Mayor of Overland Park, Kansas
- In office April 1981 – April 2005
- Succeeded by: Carl R. Gerlach

Personal details
- Born: 1939 or 1940 (age 86–87) Furley, Kansas, U.S.
- Party: Republican
- Spouse: Jan
- Children: 3
- Education: Emporia State University (BSB, MS)

= Ed Eilert =

Former mayor of Overland Park, Kansas

Edwin C. Eilert is an American politician and businessperson who served in local government in Johnson County, Kansas. A member of the Republican Party, he served on the Overland Park City Council from 1977 to 1981 and as the mayor of Overland Park from 1981 to 2005. Eilert also served on the Johnson County Board of County Commissioners from 2007 to 2023, serving as chairman from 2011 until his retirement.

==Early life and education==
Eilert was born and raised in Furley, Kansas, and attended high school in nearby Whitewater, Kansas, graduating in 1957. He went on to earn a bachelor's degree in business administration and a master's degree in business education from Emporia State University, where he also met his wife, Jan.

==Career==
===Private sector===
After his graduation from Emporia State, Eilert worked as a high school business teacher, with the goal of becoming a school administrator. He first taught at Lebo High School and then moved to Overland Park in 1965 to teach at Shawnee Mission East High School in Prairie Village, Kansas. He left teaching in 1966 to work as a financial advisor, continuing in that field until he retired from A. G. Edwards in 2008.

===Political career===
Eilert's career in politics began with his election to the Overland Park City Council, where he represented Ward 2 from 1977 to 1981. He was then elected mayor of Overland Park, serving for 24 years until he retired from the city in 2005. During his tenure as mayor, the city saw an over doubling of population, and he oversaw city projects including the construction of the Overland Park Convention Center and the Overland Park Arboretum and Botanical Gardens.

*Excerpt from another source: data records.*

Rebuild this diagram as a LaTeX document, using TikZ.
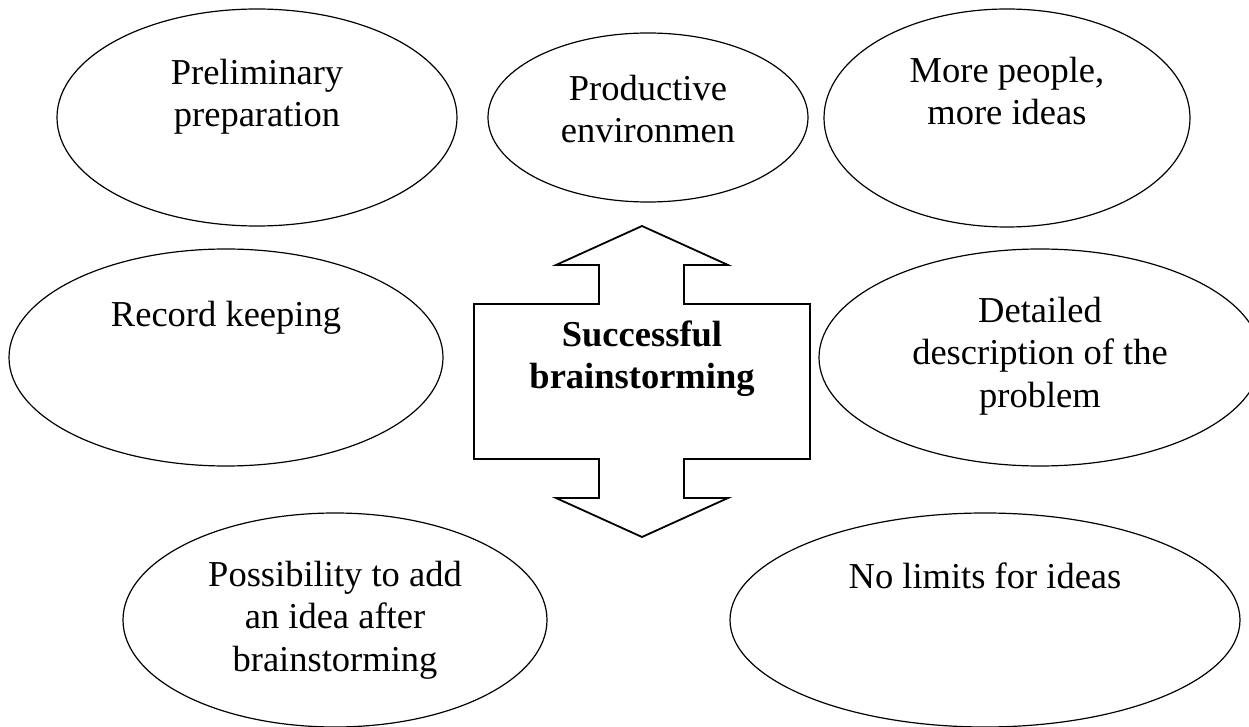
\documentclass[tikz,border=0pt]{standalone}
\usepackage{fontspec}
\setmainfont{Liberation Serif}
\usetikzlibrary{shapes.geometric,positioning}

\begin{document}
\begin{tikzpicture}[x=0.5pt, y=-0.5pt,
    oval/.style={ellipse, draw, line width=0.6pt, inner sep=0pt},
    ovaltext/.style={anchor=north, inner sep=0pt, align=center, font=\fontsize{18.25}{21.3}\selectfont, execute at begin node=\strut},
    hub/.style={draw, line width=0.9pt, line join=miter},
    hubtext/.style={ovaltext, font=\fontsize{18.25}{21.3}\selectfont\bfseries}]

    \useasboundingbox (0,0) rectangle (1249,727);

    % top row
    \node[oval, minimum width=200pt, minimum height=108.5pt] (prelim) at (257,117.5) {};
    \node[oval, minimum width=160pt, minimum height=84.5pt] (product) at (648,117.5) {};
    \node[oval, minimum width=183pt, minimum height=109pt] (people) at (1007,118) {};

    % middle row
    \node[oval, minimum width=217pt, minimum height=108.5pt] (record) at (226,357.5) {};
    \node[oval, minimum width=221pt, minimum height=108.5pt] (detail) at (1040,357.5) {};

    % bottom row
    \node[oval, minimum width=212pt, minimum height=107pt] (possib) at (335,620) {};
    \node[oval, minimum width=255pt, minimum height=107pt] (limits) at (985,620) {};

    \node[ovaltext, below=25pt of prelim.north] (prelim_t) {Preliminary\\preparation};
    \node[ovaltext, below=21pt of product.north] (product_t) {Productive\\environmen};
    \node[ovaltext, below=24pt of people.north] (people_t) {More people,\\more ideas};
    \node[ovaltext, below=24pt of record.north] (record_t) {Record keeping};
    \node[ovaltext, below=24pt of detail.north] (detail_t) {Detailed\\description of the\\problem};
    \node[ovaltext, below=24pt of possib.north] (possib_t) {Possibility to add\\an idea after\\brainstorming};
    \node[ovaltext, below=23pt of limits.north] (limits_t) {No limits for ideas};

    % central double arrow
    \draw[hub] (642,226) -- (728,265) -- (684,265) -- (684,304) -- (810,304)
        -- (810,459) -- (684,459) -- (684,498) -- (728,498) -- (642,537)
        -- (556,498) -- (599,498) -- (599,459) -- (474,459) -- (474,304)
        -- (599,304) -- (599,265) -- (556,265) -- cycle;
    \node[hubtext] (hub_t) at (642,320) {Successful\\brainstorming};
\end{tikzpicture}
\end{document}
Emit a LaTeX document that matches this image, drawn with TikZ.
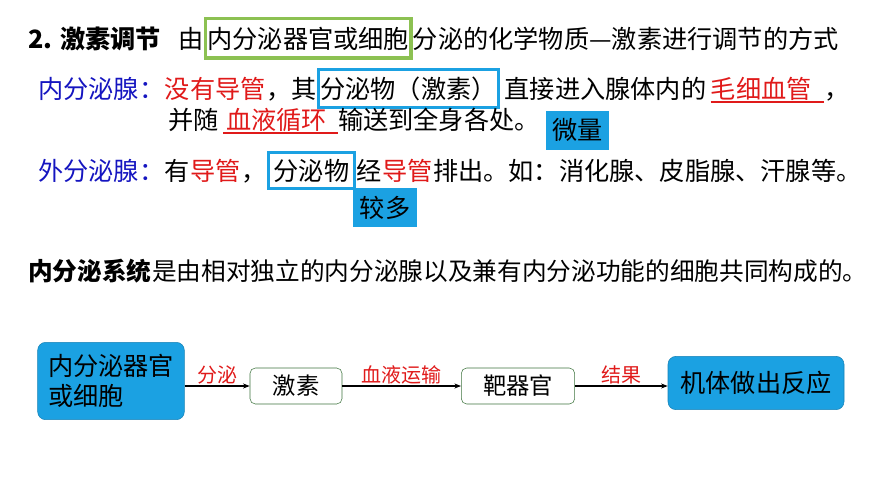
\documentclass[tikz,border=0pt]{standalone}
\usepackage{fontspec}
\setmainfont{Noto Sans CJK SC}
\usetikzlibrary{arrows.meta}
\definecolor{tblue}{HTML}{1515C0}
\definecolor{tred}{HTML}{E01A1A}
\definecolor{cy}{HTML}{1BA1E2}
\definecolor{gr}{HTML}{8CC152}
\begin{document}
\begin{tikzpicture}[x=0.75pt,y=-0.75pt,
  t/.style={inner sep=0pt,anchor=base west,font=\fontsize{18.9}{22}\selectfont},
  bx/.style={t,draw=cy,line width=2.2pt,inner xsep=1.5pt,inner ysep=5pt},
  gbx/.style={t,draw=gr,line width=2.5pt,inner xsep=1.5pt,inner ysep=6pt},
  fbx/.style={t,fill=cy,inner xsep=5pt,inner ysep=6pt},
  ul/.style={tred,line width=0.8pt},
  rb/.style={draw=cy!80!black,fill=cy,rounded corners=6pt,font=\fontsize{18.9}{23}\selectfont,align=left},
  wb/.style={draw=gray!70!green!70!black,fill=white,rounded corners=4pt,font=\fontsize{17.5}{21}\selectfont,minimum height=27pt},
  ar/.style={-{Stealth[length=5pt]},line width=0.9pt},
  lb/.style={font=\fontsize{15}{16}\selectfont,text=tred,inner sep=1pt,anchor=south}]
\useasboundingbox (0,0) rectangle (870,489);
% line 1
\node[t,font=\bfseries\fontsize{18.9}{22}\selectfont] (a1) at (28,48) {2. 激素调节};
\node[t] (a2) at (178,48) {由};
\node[gbx] (a3) at (a2.base east) {内分泌器官或细胞};
\node[t] (a4) at (a3.base east) {分泌的化学物质—激素进行调节的方式};
% line 2
\node[t,text=tblue] (b1) at (38,98) {内分泌腺：};
\node[t,text=tred] (b2) at (b1.base east) {没有导管};
\node[t] (b3) at (b2.base east) {，其};
\node[bx] (b4) at (b3.base east) {分泌物（激素）};
\node[t] (b5) at (b4.base east) {\,直接进入腺体内的\,};
\node[t,text=tred] (b6) at (b5.base east) {毛细血管};
\node[t] (b7) at ([xshift=9pt]b6.base east) {，};
\draw[ul] ([yshift=-3pt]b6.base west) -- ([yshift=-3pt,xshift=9pt]b6.base east);
% line 3
\node[t] (c1) at (168,129) {并随\,};
\node[t,text=tred] (c2) at ([xshift=2pt]c1.base east) {血液循环};
\node[t] (c3) at ([xshift=8pt]c2.base east) {输送到全身各处。};
\draw[ul] ([yshift=-3pt]c1.base east) -- ([yshift=-3pt,xshift=8pt]c2.base east);
\node[fbx] (c4) at ([xshift=4pt,yshift=-8pt]c3.base east) {微量};
% line 4
\node[t,text=tblue] (d1) at (38,180) {外分泌腺：};
\node[t] (d2) at (d1.base east) {有};
\node[t,text=tred] (d3) at (d2.base east) {导管};
\node[t] (d4) at (d3.base east) {，};
\node[bx,inner xsep=4pt] (d5) at (d4.base east) {分泌物};
\node[t] (d6) at (d5.base east) {经};
\node[t,text=tred] (d7) at (d6.base east) {导管};
\node[t] (d8) at (d7.base east) {排出。如：消化腺、皮脂腺、汗腺等。};
\node[fbx] (d9) at (353,217) {较多};
% line 5
\node[t,font=\bfseries\fontsize{18.5}{22}\selectfont] (e1) at (28,280) {内分泌系统};
\node[t,font=\fontsize{18.5}{22}\selectfont] (e2) at (e1.base east) {是由相对独立的内分泌腺以及兼有内分泌功能的细胞共同构成的。};
% flow
\node[rb,minimum width=110pt,minimum height=58pt] (f1) at (111,381) {内分泌器官\\或细胞};
\node[wb,minimum width=69pt] (f2) at (296,386) {激素};
\node[wb,minimum width=85pt] (f3) at (518,386) {靶器官};
\node[rb,minimum width=132pt,minimum height=40pt] (f4) at (756,383) {机体做出反应};
\draw[ar] (f1.east|-f2) -- node[lb]{分泌} (f2.west);
\draw[ar] (f2.east) -- node[lb]{血液运输} (f3.west);
\draw[ar] (f3.east) -- node[lb]{结果} (f4.west|-f3);
\end{tikzpicture}
\end{document}
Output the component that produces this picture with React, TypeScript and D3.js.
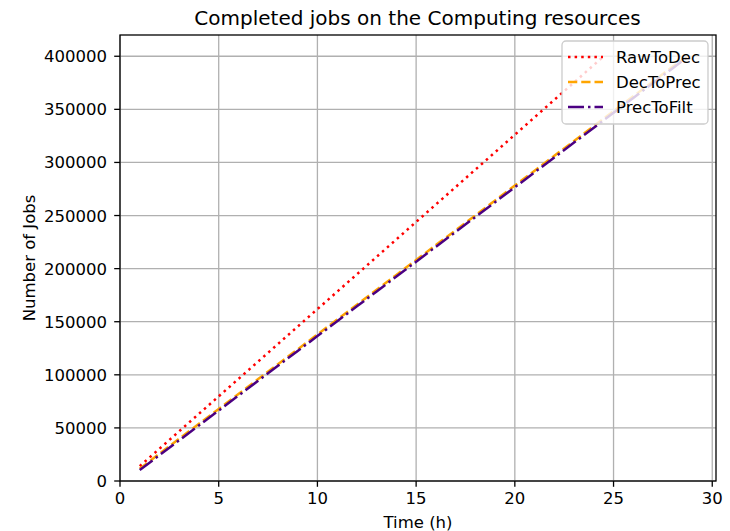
import React from "react";
import * as d3 from "d3";

const timesRaw = [1,2,3,4,5,6,7,8,9,10,11,12,13,14,15,16,17,18,19,20,21,22,23,24,24.5];
const rawToDec = [14000,30400,46850,63300,79700,96150,112550,129000,145400,161850,178250,194700,211100,227550,243950,260400,276800,293250,309650,326100,342500,358950,375350,391800,400000];

const timesPrec = [1,2,3,4,5,6,7,8,9,10,11,12,13,14,15,16,17,18,19,20,21,22,23,24,25,26,27,28,28.8];
const decToPrec = [11500,25800,39850,53900,67900,81950,95950,110000,124000,138000,152050,166050,180100,194100,208100,222150,236150,250150,264200,278200,292200,306250,320250,334300,348300,362300,376350,390350,400500];
const precToFilt = [10300,24300,38350,52350,66400,80400,94400,108450,122450,136450,150500,164500,178500,192550,206550,220550,234600,248600,262600,276650,290650,304700,318700,332700,346750,360750,374750,388800,400000];

const xTicks = [0,5,10,15,20,25,30];
const yTicks = [0,50000,100000,150000,200000,250000,300000,350000,400000];

const seriesNames = ["RawToDec","DecToPrec","PrecToFilt"];
const seriesColors = ["#ff0000","#ffa500","#4b0082"];
const seriesDash = ["2.5,4.1","9.25,4","16,4,2.5,4"];

export default function App() {
  const W = 730, H = 531;
  const L = 120, R = 716, T = 35, B = 481;
  const allT = [...timesRaw, ...timesPrec];
  const allV = [...rawToDec, ...decToPrec, ...precToFilt];
  const tMax = d3.max(allT)!, tMin = d3.min(allT)!;
  const vMax = d3.max(allV)!, vMin = d3.min(allV)!;
  const x = d3.scaleLinear().domain([0, tMax + 0.05 * (tMax - tMin)]).range([L, R]);
  const y = d3.scaleLinear().domain([0, vMax + 0.05 * (vMax - vMin)]).range([B, T]);
  const line = d3.line<[number, number]>().x(d => x(d[0])).y(d => y(d[1]));
  const series = [
    timesRaw.map((t, i) => [t, rawToDec[i]] as [number, number]),
    timesPrec.map((t, i) => [t, decToPrec[i]] as [number, number]),
    timesPrec.map((t, i) => [t, precToFilt[i]] as [number, number]),
  ];
  const font = "DejaVu Sans, sans-serif";
  const fs = 16.5;
  return (
    <svg width={W} height={H} style={{ position: "absolute", left: 0, top: 0, background: "#fff" }} fontFamily={font}>
      <rect x={0} y={0} width={W} height={H} fill="#fff" />
      {xTicks.map(t => (
        <line key={"gx" + t} x1={x(t)} x2={x(t)} y1={T} y2={B} stroke="#b0b0b0" strokeWidth={1.3} />
      ))}
      {yTicks.map(t => (
        <line key={"gy" + t} x1={L} x2={R} y1={y(t)} y2={y(t)} stroke="#b0b0b0" strokeWidth={1.3} />
      ))}
      <defs>
        <clipPath id="clip"><rect x={L} y={T} width={R - L} height={B - T} /></clipPath>
      </defs>
      <g clipPath="url(#clip)">
        {series.map((s, i) => (
          <path key={i} d={line(s)!} fill="none" stroke={seriesColors[i]} strokeWidth={2.5} strokeDasharray={seriesDash[i]} />
        ))}
      </g>
      <rect x={L} y={T} width={R - L} height={B - T} fill="none" stroke="#000" strokeWidth={1.3} />
      {xTicks.map(t => (
        <g key={"tx" + t}>
          <line x1={x(t)} x2={x(t)} y1={B} y2={B + 5.8} stroke="#000" strokeWidth={1.3} />
          <text x={x(t)} y={B + 23} textAnchor="middle" fontSize={fs} fill="#000">{t}</text>
        </g>
      ))}
      {yTicks.map(t => (
        <g key={"ty" + t}>
          <line x1={L - 5.8} x2={L} y1={y(t)} y2={y(t)} stroke="#000" strokeWidth={1.3} />
          <text x={L - 13} y={y(t) + 6} textAnchor="end" fontSize={fs} fill="#000">{t}</text>
        </g>
      ))}
      <text x={(L + R) / 2} y={528} textAnchor="middle" fontSize={fs} fill="#000">Time (h)</text>
      <text transform={`translate(35,${(T + B) / 2}) rotate(-90)`} textAnchor="middle" fontSize={fs} fill="#000">Number of Jobs</text>
      <text x={(L + R) / 2 - 0.5} y={25} textAnchor="middle" fontSize={20} fill="#000">Completed jobs on the Computing resources</text>
      <g>
        <rect x={562} y={41} width={146} height={83} rx={4} fill="#fff" fillOpacity={0.8} stroke="#cccccc" strokeWidth={1.3} />
        {seriesNames.map((n, i) => (
          <g key={n}>
            <line x1={568} x2={603} y1={57 + i * 25} y2={57 + i * 25} stroke={seriesColors[i]} strokeWidth={2.5} strokeDasharray={seriesDash[i]} />
            <text x={616} y={57 + i * 25 + 6} fontSize={fs} fill="#000">{n}</text>
          </g>
        ))}
      </g>
    </svg>
  );
}
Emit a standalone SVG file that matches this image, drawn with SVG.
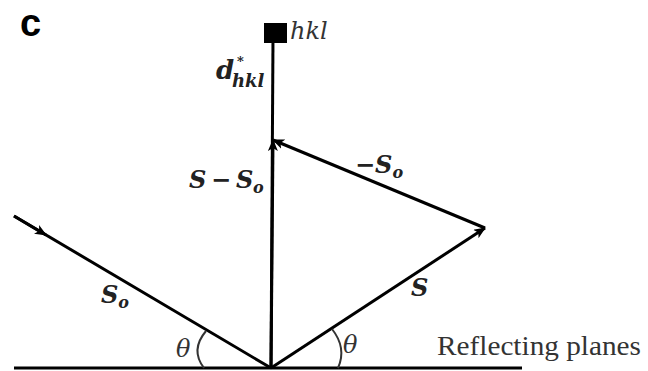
<svg xmlns="http://www.w3.org/2000/svg" width="648" height="371" viewBox="0 0 648 371">
<defs>
<marker id="ah" viewBox="0 0 12 10" refX="11" refY="5" markerWidth="12" markerHeight="10" markerUnits="userSpaceOnUse" orient="auto">
<path d="M0,0 L12,5 L0,10 L3,5 Z" fill="#000"/>
</marker>
<style>
.ln{stroke:#000;stroke-width:3;fill:none}
.arc{stroke:#333;stroke-width:2;fill:none}
.m{font-family:"DejaVu Serif","Liberation Serif",serif;font-style:italic;font-weight:bold;fill:#222;font-size:24px}
.sub{font-size:16px}
.th{font-family:"DejaVu Serif","Liberation Serif",serif;font-style:italic;fill:#333;font-size:24px}
.t{font-family:"Liberation Serif","DejaVu Serif",serif;fill:#333;font-size:27px}
</style>
</defs>
<rect width="648" height="371" fill="#fff"/>
<text x="20" y="36" font-family="Liberation Sans,Arial,sans-serif" font-weight="bold" font-size="38" fill="#000">c</text>
<g id="connectors">
<line class="ln" x1="14" y1="368" x2="522" y2="368"/>
<line class="ln" x1="271" y1="368" x2="273" y2="38"/>
<line class="ln" x1="271" y1="368" x2="273" y2="140" marker-end="url(#ah)"/>
<line class="ln" x1="485" y1="228" x2="273" y2="140" marker-end="url(#ah)"/>
<line class="ln" x1="271" y1="368" x2="485" y2="228" marker-end="url(#ah)"/>
<line class="ln" x1="14" y1="216" x2="271" y2="368"/>
<line class="ln" x1="14" y1="216" x2="46" y2="235" marker-end="url(#ah)"/>
<path class="arc" d="M206,331 Q190,350 204,368"/>
<path class="arc" d="M332,329 Q347,348 338,368"/>
</g>
<g id="node-hkl">
<rect x="264" y="23" width="23" height="20" fill="#000"/>
<text class="th" x="290" y="39">hkl</text>
</g>
<g id="label-d">
<text class="m" x="216" y="79" style="font-size:26px">d</text>
<text class="m" x="237" y="66" style="font-size:13px">*</text>
<text class="m" x="232" y="87" style="font-size:18px">hkl</text>
</g>
<g id="label-s-so">
<text class="m" x="189" y="188">S<tspan x="211">−</tspan><tspan x="236">S</tspan><tspan class="sub" x="253" dy="5">o</tspan></text>
</g>
<g id="label-neg-so">
<text class="m" x="355" y="173">−S<tspan class="sub" dy="5">o</tspan></text>
</g>
<g id="label-s">
<text class="m" x="411" y="296">S</text>
</g>
<g id="label-so">
<text class="m" x="101" y="303">S<tspan class="sub" dy="5">o</tspan></text>
</g>
<text class="th" x="176" y="357">θ</text>
<text class="th" x="343" y="353">θ</text>
<text class="t" x="437" y="355" textLength="204" lengthAdjust="spacingAndGlyphs">Reflecting planes</text>
</svg>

In 2006, Eilert was elected to the Johnson County Board of County Commissioners for District 4, beginning his first term in 2007. He became chairman of the board in 2011. After serving in that role for over a decade, he announced in January 2022 that he would not seek re-election to a fourth term and retired in January 2023.

==Personal life==
Eilert and his wife, Jan, have three children.